Singer und seine Leute versuchen so, die Unterstützung anderer größerer Anteilseigner zu gewinnen. Bei Thyssen-Krupp war dies die schwedische Investorengruppe Cevian, zweitgrößter Thyssen-Krupp-Aktionär. Wenn selbst solche Allianzen nicht zum gewünschten Ergebnis führen, geht Elliott manchmal sogar noch einen Schritt weiter. Im Falle des Energiekonzerns Uniper beispielsweise forderte der Fonds eine sogenannte Sonderprüfung – ein juristisches Instrument, mit dem Aktionäre die geschäftlichen Maßnahmen des Vorstandes überprüfen lassen können. Es hat auch mit dem Einsatz dieses Instruments zu tun, dass Elliott als gnadenlos gilt.

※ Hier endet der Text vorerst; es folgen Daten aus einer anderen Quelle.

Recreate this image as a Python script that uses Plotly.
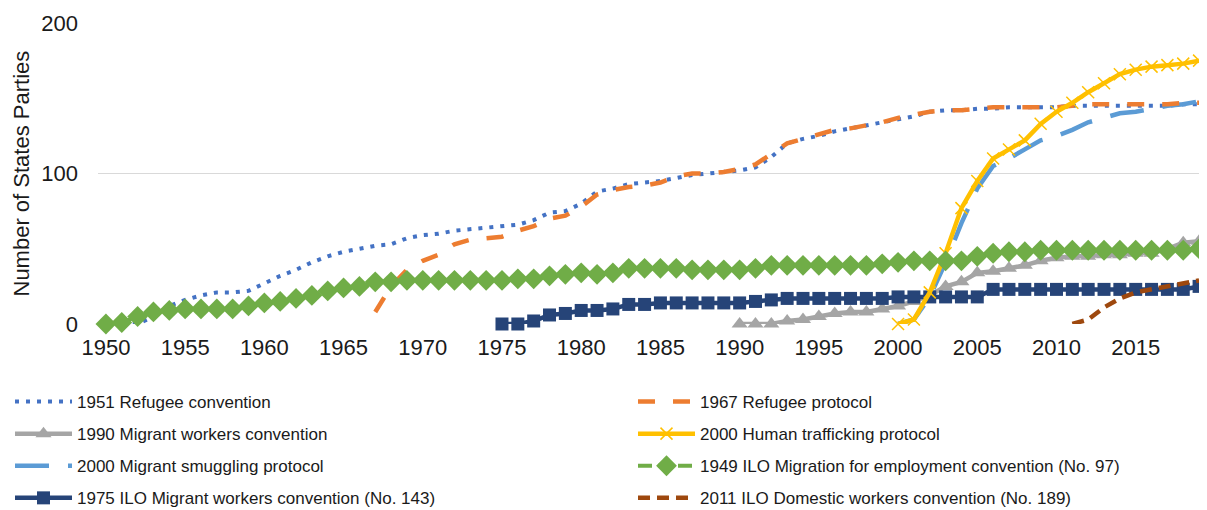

Aber fürchten sich Vorstände womöglich nur deswegen, weil nach Elliotts Auftauchen häufig ihr Job auf dem Spiel steht? Oder verursacht der Fonds in Wahrheit zwar großen Wirbel, jedoch ohne dass Unternehmen davon profitieren, wie ein häufiger Vorwurf lautet? Endgültig klären lässt sich dies nicht. Aber viel spricht für Ersteres. Aktivisten, so unangenehm ihr Auftreten auch sein mag, legen nun mal den Finger in die Wunde. Dies mag Vorstände ihr gutbezahltes Amt kosten, führt aber in vielen Fällen zu einer längerfristigen Verbesserung des Aktienkurses, wie eine Studie der Harvard Law School für den Zeitraum von 1994 bis 2007 herausgefunden hat. Leider mangelt es noch an aktuelleren Untersuchungen.
Trotzdem sind all dies schlechte Nachrichten für Werner Baumann, den Vorstandsvorsitzenden des Bayer-Konzerns. Seit einiger Zeit hält sich nämlich hartnäckig das Gerücht, Elliott sei bei der Leverkusener Firma eingestiegen.